We check Restoration Hardware furniture in the warehouse before we take them out on delivery. Why? So if it is damaged, we can send it back, at no cost to us. They re-box it as best they can if it looks good, then off it goes. This guy's driveway was about 30 yards. Then he had 20 plus steps to the front door of his McMansion. They were the rocky, uneven steps, too.

I walked all the way to the house, and I told the guy to come out and take a look at the table before we bring it in. Sometime customers refuse items and reorder, even for the smallest defect. I don't blame em. This table was probably around $5,000. He makes a HUGE deal about having to put on his shoes(which did not fit. They just covered the middle of his feet). He was shorter than me, and I am 5'7". He was at least 350 to 400 lbs. I don't know why he didn't buy better shoes, he had a BMW in the driveway.

So he huffs and puffs all the way back to the truck. I was walking slow, and I didn't notice he was trailing like 30 feet behind me. At a decline. He was bitching the whole time, but I couldn't hear everything. There was quite a bit about me not wanting to do my job, though. At the truck, my partner and I lifted and turned this GIANT heavy table at all angles as I explained to him if he sees a blemish, refuse it now, before we get it inside. We are carrying this big table, and there is an incline, gravel, and uneven rock stairs.

He waves it off, and he says it is fine. Eventually, after the gruelling long carry, we get inside, and lay the table face side down on pads I had laid out for protection. Grab my drill, and we get the legs secured. Flip it over, and TA-DA! Your new table!

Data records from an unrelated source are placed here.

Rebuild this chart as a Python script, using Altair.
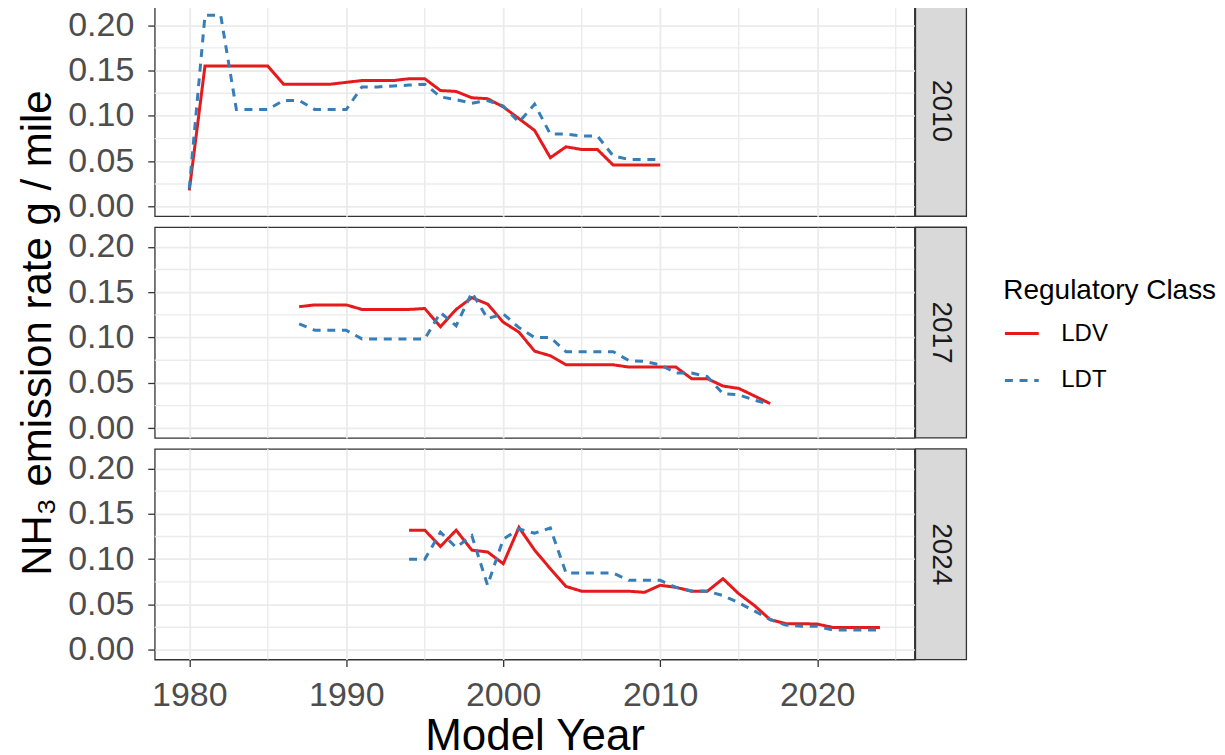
import altair as alt
import pandas as pd

FONT = "Liberation Sans"
panels = ["2010", "2017", "2024"]
classes = ["LDV", "LDT"]
class_colors = ["#E41A1C", "#377EB8"]

years_2010 = list(range(1980, 2011))
ldv_2010 = [0.018, 0.155, 0.155, 0.155, 0.155, 0.155, 0.135, 0.135, 0.135, 0.135,
            0.137, 0.139, 0.139, 0.139, 0.141, 0.141, 0.128, 0.127, 0.120, 0.119,
            0.110, 0.097, 0.084, 0.054, 0.066, 0.063, 0.063, 0.046, 0.046, 0.046, 0.046]
ldt_2010 = [0.020, 0.211, 0.211, 0.107, 0.107, 0.107, 0.117, 0.117, 0.107, 0.107,
            0.107, 0.132, 0.132, 0.133, 0.134, 0.135, 0.121, 0.118, 0.114, 0.117,
            0.111, 0.093, 0.113, 0.080, 0.080, 0.078, 0.078, 0.056, 0.052, 0.052, 0.052]

years_2017 = list(range(1987, 2018))
ldv_2017 = [0.134, 0.136, 0.136, 0.136, 0.131, 0.131, 0.131, 0.131, 0.132, 0.112,
            0.131, 0.144, 0.137, 0.117, 0.106, 0.085, 0.080, 0.070, 0.070, 0.070,
            0.070, 0.0675, 0.0675, 0.0675, 0.0675, 0.0547, 0.0547, 0.0466, 0.044, 0.0357, 0.0273]
ldt_2017 = [0.115, 0.108, 0.108, 0.108, 0.0985, 0.0985, 0.0985, 0.0985, 0.0985, 0.1275,
            0.113, 0.1495, 0.121, 0.126, 0.111, 0.100, 0.100, 0.0845, 0.0845, 0.0845,
            0.0845, 0.0747, 0.0737, 0.070, 0.061, 0.061, 0.057, 0.038, 0.037, 0.031, 0.0266]

years_2024 = list(range(1994, 2025))
ldv_2024 = [0.132, 0.132, 0.114, 0.132, 0.110, 0.108, 0.095, 0.135, 0.110, 0.0895,
            0.070, 0.0647, 0.0647, 0.0647, 0.0647, 0.0635, 0.0713, 0.069, 0.0647, 0.0647,
            0.0785, 0.062, 0.049, 0.0335, 0.029, 0.029, 0.0285, 0.0248, 0.0248, 0.0248, 0.0248]
ldt_2024 = [0.100, 0.100, 0.1297, 0.113, 0.126, 0.0713, 0.122, 0.1333, 0.1286, 0.1344,
            0.0847, 0.0847, 0.0847, 0.0847, 0.0767, 0.0767, 0.0767, 0.069, 0.065, 0.0647,
            0.060, 0.052, 0.043, 0.0335, 0.0274, 0.026, 0.026, 0.022, 0.022, 0.022, 0.022]

x_major = [1980, 1990, 2000, 2010, 2020]
x_minor = [1985, 1995, 2005, 2015, 2025]
y_major = [0.0, 0.05, 0.10, 0.15, 0.20]
y_minor = [0.025, 0.075, 0.125, 0.175]

W, H, SW = 761, 211, 51
xscale = alt.Scale(domain=[1977.8, 2026.2], nice=False, zero=False)
yscale = alt.Scale(domain=[-0.01055, 0.22155], nice=False, zero=False)

legend = alt.Legend(title="Regulatory Class", orient="none", legendX=850, legendY=272,
                    symbolType="stroke", symbolSize=1150, symbolStrokeWidth=3,
                    titleFontSize=28, labelFontSize=24, titleFont=FONT, labelFont=FONT,
                    titleColor="black", labelColor="black", titleFontWeight="normal",
                    titleLimit=400, labelLimit=200,
                    rowPadding=16, titlePadding=10, labelOffset=21)


def make_panel(name, years, ldv, ldt, show_x, show_ytitle):
    df = pd.DataFrame({
        "Year": years + years,
        "Rate": ldv + ldt,
        "Class": ["LDV"] * len(years) + ["LDT"] * len(years),
    })
    xkw = dict(values=x_major, format="d", grid=True, gridColor="#EBEBEB", gridWidth=1.8,
               domain=False, labelFont=FONT, labelFontSize=34, labelColor="#4D4D4D",
               tickColor="#333333", tickWidth=1.3, tickSize=7, labelPadding=12,
               titleFont=FONT, titleFontSize=44, titleColor="black",
               titleFontWeight="normal", titlePadding=2)
    if show_x:
        xkw["title"] = "Model Year"
    else:
        xkw.update(labels=False, ticks=False, title=None)
    ykw = dict(values=y_major, format=".2f", grid=True, gridColor="#EBEBEB", gridWidth=1.8,
               domain=False, labelFont=FONT, labelFontSize=34, labelColor="#4D4D4D",
               tickColor="#333333", tickWidth=1.3, tickSize=7, labelPadding=14,
               titleFont=FONT, titleFontSize=42, titleColor="black",
               titleFontWeight="normal", titlePadding=8)
    ykw["title"] = "NH₃ emission rate g / mile" if show_ytitle else None
    xaxis = alt.Axis(**xkw)
    yaxis = alt.Axis(**ykw)

    vminor = alt.Chart(pd.DataFrame({"Year": x_minor})).mark_rule(
        color="#EBEBEB", strokeWidth=1.4).encode(
        x=alt.X("Year:Q", scale=xscale, axis=xaxis))
    hminor = alt.Chart(pd.DataFrame({"Rate": y_minor})).mark_rule(
        color="#EBEBEB", strokeWidth=1.4).encode(
        y=alt.Y("Rate:Q", scale=yscale, axis=yaxis))
    lines = alt.Chart(df).mark_line(strokeWidth=3, strokeCap="butt").encode(
        x=alt.X("Year:Q", scale=xscale, axis=xaxis),
        y=alt.Y("Rate:Q", scale=yscale, axis=yaxis),
        color=alt.Color("Class:N", scale=alt.Scale(domain=classes, range=class_colors), legend=legend),
        strokeDash=alt.StrokeDash("Class:N", scale=alt.Scale(domain=classes, range=[[1, 0], [8, 6.7]]), legend=legend),
        detail="Class:N",
    )
    sdf = pd.DataFrame({"Panel": [name]})
    box = alt.Chart(sdf).mark_rect(fill="#D9D9D9", stroke="#333333", strokeWidth=1.3).encode(
        x=alt.value(W + 1), x2=alt.value(W + 1 + SW), y=alt.value(0), y2=alt.value(H))
    txt = alt.Chart(sdf).mark_text(angle=90, fontSize=28, font=FONT, color="#1A1A1A",
                                   align="center", baseline="middle").encode(
        text="Panel:N", x=alt.value(W + 1 + SW / 2), y=alt.value(H / 2))
    return alt.layer(vminor, hminor, lines, box, txt).properties(width=W, height=H)


chart = alt.vconcat(
    make_panel(panels[0], years_2010, ldv_2010, ldt_2010, False, False),
    make_panel(panels[1], years_2017, ldv_2017, ldt_2017, False, True),
    make_panel(panels[2], years_2024, ldv_2024, ldt_2024, True, False),
    spacing=11, bounds="flush",
).properties(
    padding={"left": 8, "top": -5, "right": 0, "bottom": -10}
).configure_view(stroke="#333333", strokeWidth=1.3)

chart.save("out.html", embed_options={"renderer": "svg", "actions": False})
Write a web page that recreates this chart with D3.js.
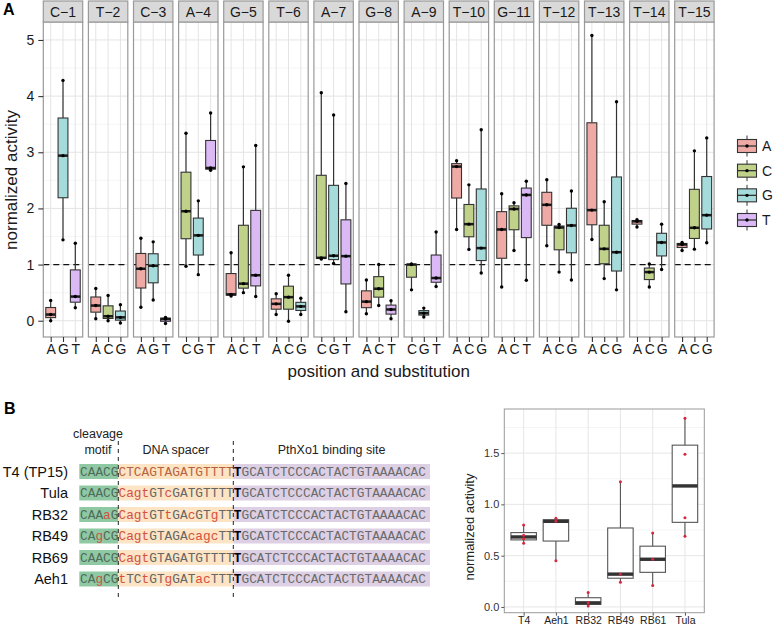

After we are done centering the damn thing beneath his Chandelier for 15 minutes, he is satisfied. So I start on the paperwork while he walks around the giant fucking posh dining room and studies his table. Then I hear it.

"Uh-uh." he says. "No way."

I am dreading what happens next, but it happens anyways. The table is not damaged. The warehouse deluxed(which means they inspected it) the piece just fine. There was a knot in the corner that he didn't like. A know that he would have noticed if he had actually checked the table outside.

Or maybe he was just pissed I made him put on shoes. So we had to carry it all the way back to the truck. It was refused.